We’re excited to begin our new, regular Center Feature posts with the Posner Center for International Development.
Center Name: Posner Center for International Development
Location: Horse Barn, 1031 33rd St., Denver, CO 80205
Years in Space: 1 Year
Square Footage: ~25,000
Facilities: Commons (main event room), Classroom, 2 Conference Rooms, Board Room, and 10 Flex Rooms, along with tenant offices. Any additional details or information on rental of any of their available spaces can be found on their website.
Own/Rent: Rent; Master lease belongs to the Denver Housing Authority (DHA)

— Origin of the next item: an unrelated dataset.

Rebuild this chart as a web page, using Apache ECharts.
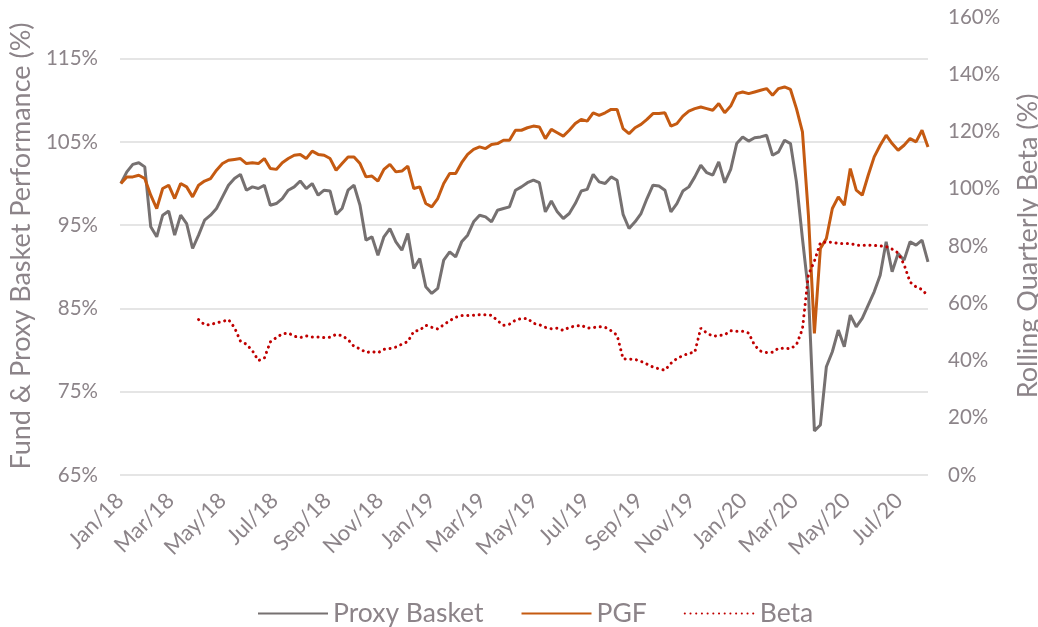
<!DOCTYPE html>
<html>
<head>
<meta charset="utf-8">
<title>PGF vs Proxy Basket</title>
<script src="https://cdn.jsdelivr.net/npm/echarts@6/dist/echarts.min.js"></script>
<style>
	html, body { margin: 0; padding: 0; background: #fff; }
	#main { width: 1038px; height: 627px; }
</style>
</head>
<body>
<div id="main"></div>
<script>
// weekly observations starting on the first trading day of 2018
var startDay = '2018-01-02';
var stepDays = 7;

var proxyBasket = [
	100.0, 101.4, 102.3, 102.5, 102.0, 94.8, 93.6, 96.2, 96.7, 93.8, 96.2, 95.2, 92.2, 93.8, 95.6, 96.2, 97.0,
	98.4, 99.8, 100.6, 101.1, 99.2, 99.6, 99.4, 99.8, 97.4, 97.6, 98.2, 99.2, 99.6, 100.3, 99.4, 100.0, 98.6,
	99.2, 99.1, 96.3, 97.0, 99.2, 99.8, 97.4, 93.2, 93.6, 91.4, 93.6, 94.6, 93.0, 92.0, 94.0, 89.8, 91.0,
	87.6, 86.8, 87.4, 90.8, 91.8, 91.2, 93.0, 93.8, 95.4, 96.2, 96.0, 95.4, 96.8, 97.0, 97.2, 99.2,
	99.6, 100.1, 100.4, 100.1, 96.6, 97.9, 96.6, 95.8, 96.4, 97.6, 99.1, 99.3, 101.1, 100.2, 100.0, 100.8, 100.4,
	96.3, 94.6, 95.4, 96.4, 98.2, 99.8, 99.7, 99.2, 96.6, 97.6, 99.1, 99.6, 100.8, 102.2, 101.3, 101.0, 102.6,
	100.1, 101.7, 104.8, 105.6, 105.1, 105.5, 105.6, 105.8, 103.4, 103.8, 105.2, 104.8, 100.2, 93.4, 87.0, 70.3,
	71.0, 78.0, 79.8, 82.4, 80.4, 84.2, 82.8, 83.8, 85.4, 87.0, 89.0, 93.0, 89.4, 91.6, 90.8, 93.0, 92.6, 93.2, 90.6
];

var pgf = [
	100.0, 100.8, 100.8, 101.0, 100.6, 98.6, 97.0, 99.4, 99.8, 98.2, 100.0, 99.6, 98.4, 99.8, 100.3, 100.6, 101.6,
	102.4, 102.8, 102.9, 103.0, 102.4, 102.5, 102.4, 103.0, 101.8, 101.7, 102.5, 103.0, 103.4, 103.5, 103.0, 103.9, 103.5,
	103.4, 103.0, 101.6, 102.4, 103.2, 103.2, 102.4, 100.8, 100.9, 100.3, 101.7, 102.3, 101.4, 101.5, 102.1, 99.4, 99.6,
	97.6, 97.2, 98.2, 100.0, 101.2, 101.2, 102.5, 103.5, 104.1, 104.4, 104.2, 104.7, 104.8, 105.2, 105.2, 106.4,
	106.4, 106.7, 106.9, 106.8, 105.4, 106.5, 106.1, 105.7, 106.4, 107.2, 107.7, 107.5, 108.5, 108.2, 108.5, 108.9, 108.9,
	106.6, 106.0, 106.7, 107.1, 107.7, 108.4, 108.4, 108.5, 106.9, 107.2, 108.1, 108.7, 109.0, 109.2, 109.0, 108.8, 109.6,
	108.5, 109.3, 110.8, 111.0, 110.8, 111.0, 111.2, 111.4, 110.6, 111.4, 111.6, 111.3, 109.0, 106.2, 96.2, 82.0,
	92.2, 93.4, 97.0, 98.4, 97.4, 101.8, 99.2, 98.6, 101.0, 103.2, 104.6, 105.8, 104.8, 104.0, 104.6, 105.4, 105.0, 106.4, 104.4
];

// rolling quarterly beta, first value once a full quarter is available
var beta = [
	null, null, null, null, null, null, null, null, null, null, null, null, null,
	54.3, 52.5, 52.5, 53.2, 53.6, 54.3, 51.5, 46.8, 45.7, 43.4, 40.0, 40.8, 46.5, 48.0, 49.3, 49.6, 48.5, 48.0, 48.6, 48.2, 48.2,
	48.0, 48.1, 49.1, 48.7, 47.3, 44.9, 44.1, 42.8, 43.1, 42.7, 43.9, 44.2, 44.7, 45.7, 46.6, 50.2, 50.6,
	52.3, 51.6, 51.0, 52.5, 53.9, 55.1, 55.7, 55.7, 55.8, 56.0, 56.0, 55.8, 53.9, 52.3, 52.7, 54.1,
	54.7, 54.7, 53.0, 52.5, 51.6, 51.1, 51.3, 50.5, 51.6, 52.0, 52.3, 51.3, 51.5, 51.8, 51.6, 50.4, 48.8,
	40.6, 40.5, 40.4, 39.7, 38.7, 37.7, 37.1, 36.6, 39.0, 40.7, 41.7, 42.5, 42.9, 51.3, 49.6, 48.5, 48.7,
	49.0, 50.4, 50.2, 50.2, 49.6, 45.3, 43.3, 42.8, 42.9, 44.3, 44.3, 44.1, 45.5, 51.0, 70.0, 74.7,
	81.1, 81.4, 81.3, 80.9, 80.9, 80.9, 80.3, 80.3, 80.3, 80.2, 80.0, 79.8, 78.9, 77.6, 73.5, 67.4, 65.7, 64.8, 62.5
];

var tickMonths = [
	'2018-01-01', '2018-03-01', '2018-05-01', '2018-07-01', '2018-09-01', '2018-11-01',
	'2019-01-01', '2019-03-01', '2019-05-01', '2019-07-01', '2019-09-01', '2019-11-01',
	'2020-01-01', '2020-03-01', '2020-05-01', '2020-07-01'
];
var monthNames = ['Jan', 'Feb', 'Mar', 'Apr', 'May', 'Jun', 'Jul', 'Aug', 'Sep', 'Oct', 'Nov', 'Dec'];

var textColor = '#8c8489';
var fontName = 'Lato';

function pairs(values) {
	var t0 = Date.parse(startDay);
	var out = [];
	for (var i = 0; i < values.length; i++) {
		out.push([t0 + i * stepDays * 86400000, values[i]]);
	}
	return out;
}

function initFn() {
	var myChart = echarts.init(document.getElementById('main'));
	var ticks = tickMonths.map(function(d) { return Date.parse(d); });
	var lastDay = Date.parse(startDay) + (proxyBasket.length - 1) * stepDays * 86400000;

	var option = {
		backgroundColor: '#ffffff',
		animation: false,
		textStyle: { fontFamily: fontName },
		grid: {
			left: 120,
			right: 110,
			top: 17,
			bottom: 152,
			outerBoundsMode: 'none'
		},
		legend: {
			bottom: -5,
			left: 252,
			itemWidth: 70,
			itemHeight: 14,
			itemGap: 37,
			itemStyle: { opacity: 0 },
			textStyle: { color: textColor, fontSize: 26.5, fontFamily: fontName },
			data: ['Proxy Basket', 'PGF', 'Beta']
		},
		xAxis: {
			// dates kept as timestamps on a value axis so the labels can sit on the 1st of every other month
			type: 'value',
			min: Date.parse('2018-01-01'),
			max: lastDay,
			axisLine: { show: false },
			axisTick: { show: false },
			splitLine: { show: false },
			axisLabel: {
				customValues: ticks,
				rotate: 45,
				margin: 22,
				color: textColor,
				fontSize: 22,
				fontFamily: fontName,
				formatter: function(v) {
					var d = new Date(v);
					return monthNames[d.getUTCMonth()] + '/' + String(d.getUTCFullYear()).slice(2);
				}
			}
		},
		yAxis: [{
			type: 'value',
			min: 65,
			max: 120,
			interval: 10,
			name: 'Fund & Proxy Basket Performance (%)',
			nameLocation: 'middle',
			nameGap: 85,
			nameTextStyle: { color: textColor, fontSize: 27, fontFamily: fontName },
			axisLine: { show: false },
			axisTick: { show: false },
			axisLabel: {
				showMaxLabel: false,
				margin: 22,
				color: textColor,
				fontSize: 20.5,
				fontFamily: fontName,
				formatter: '{value}%'
			},
			splitLine: {
				show: true,
				lineStyle: {
					color: ['#dcdcdc', '#dcdcdc', '#dcdcdc', '#dcdcdc', '#dcdcdc', '#dcdcdc', 'rgba(0,0,0,0)'],
					width: 1.5
				}
			}
		}, {
			type: 'value',
			min: 0,
			max: 160,
			interval: 20,
			name: 'Rolling Quarterly Beta (%)',
			nameLocation: 'middle',
			nameRotate: 90,
			nameGap: 87,
			nameTextStyle: { color: textColor, fontSize: 27, fontFamily: fontName },
			axisLine: { show: false },
			axisTick: { show: false },
			splitLine: { show: false },
			axisLabel: {
				margin: 20,
				color: textColor,
				fontSize: 20.5,
				fontFamily: fontName,
				formatter: '{value}%'
			}
		}],
		series: [{
			name: 'Proxy Basket',
			type: 'line',
			yAxisIndex: 0,
			symbol: 'none',
			color: '#767171',
			lineStyle: { color: '#767171', width: 3 },
			data: pairs(proxyBasket)
		}, {
			name: 'PGF',
			type: 'line',
			yAxisIndex: 0,
			symbol: 'none',
			color: '#c55a11',
			lineStyle: { color: '#c55a11', width: 3 },
			data: pairs(pgf)
		}, {
			name: 'Beta',
			type: 'line',
			yAxisIndex: 1,
			symbol: 'none',
			color: '#c00000',
			connectNulls: false,
			lineStyle: { color: '#c00000', width: 3, type: [0.1, 5.6], cap: 'round' },
			data: pairs(beta)
		}]
	};
	myChart.setOption(option);
}

initFn();
</script>
</body>
</html>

Time from Idea to Open Doors: Three Years
Colorado is home to over 200 organizations in the field of international development. Despite the fact that these organizations share similar goals and challenges, most operated in isolation from one another. The Posner Center has brought together over 60 development-oriented business and organizations in Denver’s Curtis Park neighborhood to, “to spur innovation by enabling groups to cross-pollinate through the exchange of ideas, the overlap of programming, and the generation of more comprehensive and lasting solutions to global poverty.”
Erin Preston/ E.M.P. Images
What Was Your…
Having a second floor (or more than one floor), has been a challenge in terms of circulating traffic, and encouraging upstairs tenants to interact with downstairs tenants, and vice versa. And, we’re still working to find out what the most valuable benefits are for our larger or medium tenants as opposed to our smaller tenants, so that we’re making sure everyone is receiving adequate incentives for their engagement in and commitment to our mission and space. We’re also still working to define what “collaboration” actually means, and how we can establish baselines that will help us measure collaboration over time, as well as what programs and ideas work best to facilitate that collaboration.
Use the resources that are available, from NCN and elsewhere. We aren’t the first ones starting a shared space and we won’t be the last; relying on what others have done and adapting it to what you need is the best way to save you time and money, in staff time and otherwise. And, invest as much as you can in the elements of the building that will go a long way in helping you function smoothly down the road, so that you’re not playing catch-up later, including adequate fridge space, dishwashers, noise abatement (white noise machines, insulation, etc.), plentiful electrical outlets, a shower for folks who want to ride their bikes into work, a good elevator if you have more than one floor, internal and external signage, storage, storage, storage, etc.
Favorite Part of the Space?
Our Commons is the highlight of our building. During the day, it’s buzzing with Tenants as a networking and break room, and Members as a co-working space. But it’s so versatile, it transitions into the perfect event space in the evenings and weekends, hosting massive fundraisers, group discussions, catered meals, various programming, and a whole host of additional gatherings. With a sound system, a kitchen, historic exposed wood beams from when the building used to literally function as a Horse Barn in Denver’s past, and bright natural light flowing in from the second floor skylights, it’s an incredibly beautiful hub of activity.
We renovated an old, historic building in downtown Denver, which our architects did an incredible job on, particularly in salvaging many of the historic elements throughout the space. The total for the renovation project cost around $4 million to complete all renovation of the building.
Only about six months into operations, we were at 100% capacity and expect to remain that way consistently, even as a few Tenants cycle in and out at the end of leases. But our Membership Program also continues to be a great way to connect, even for Tenants who no longer need physical space on a daily basis. We’re able to maintain a consistent group of connected organizations over time, in whatever way they feel is the most beneficial for them. As well, we’re able to continue to grow our network outward, increasing opportunities for collaboration.
I wouldn’t call it an incredible surprise, but it was definitely the most simple light bulb moment: If you bring food, they will come. Gathering around food and drinks in any type of way typically not only brings more attendance, but also serves as the best starting point for relationship building, which we hope and believe will eventually lead to trust and collaborative work.
Erin Preston/ E.M.P. Images
Resources to Share:
We’d really recommend Tres Birds, our architect for the renovation of our building. Lara Jakubowski, who previously worked as a consultant before joining NCN, was an incredible resource for us in early planning suggestions around governance and marketing, and continues to be a great resource for us now at NCN. We also consistently benefit from the presence of the Denver Shared Spaces Project, who not only help us facilitate various meetings, but send new potential Tenants our way, connect us with technical assistance opportunities, and generally serve as a tremendous resource for all things shared spaces in Denver and beyond. We also used Peak Creative as our marketing team when looking to create our brand, and they’ve since helped us develop not only a beautiful logo, but a brand new, gorgeous website that we couldn’t be more proud of.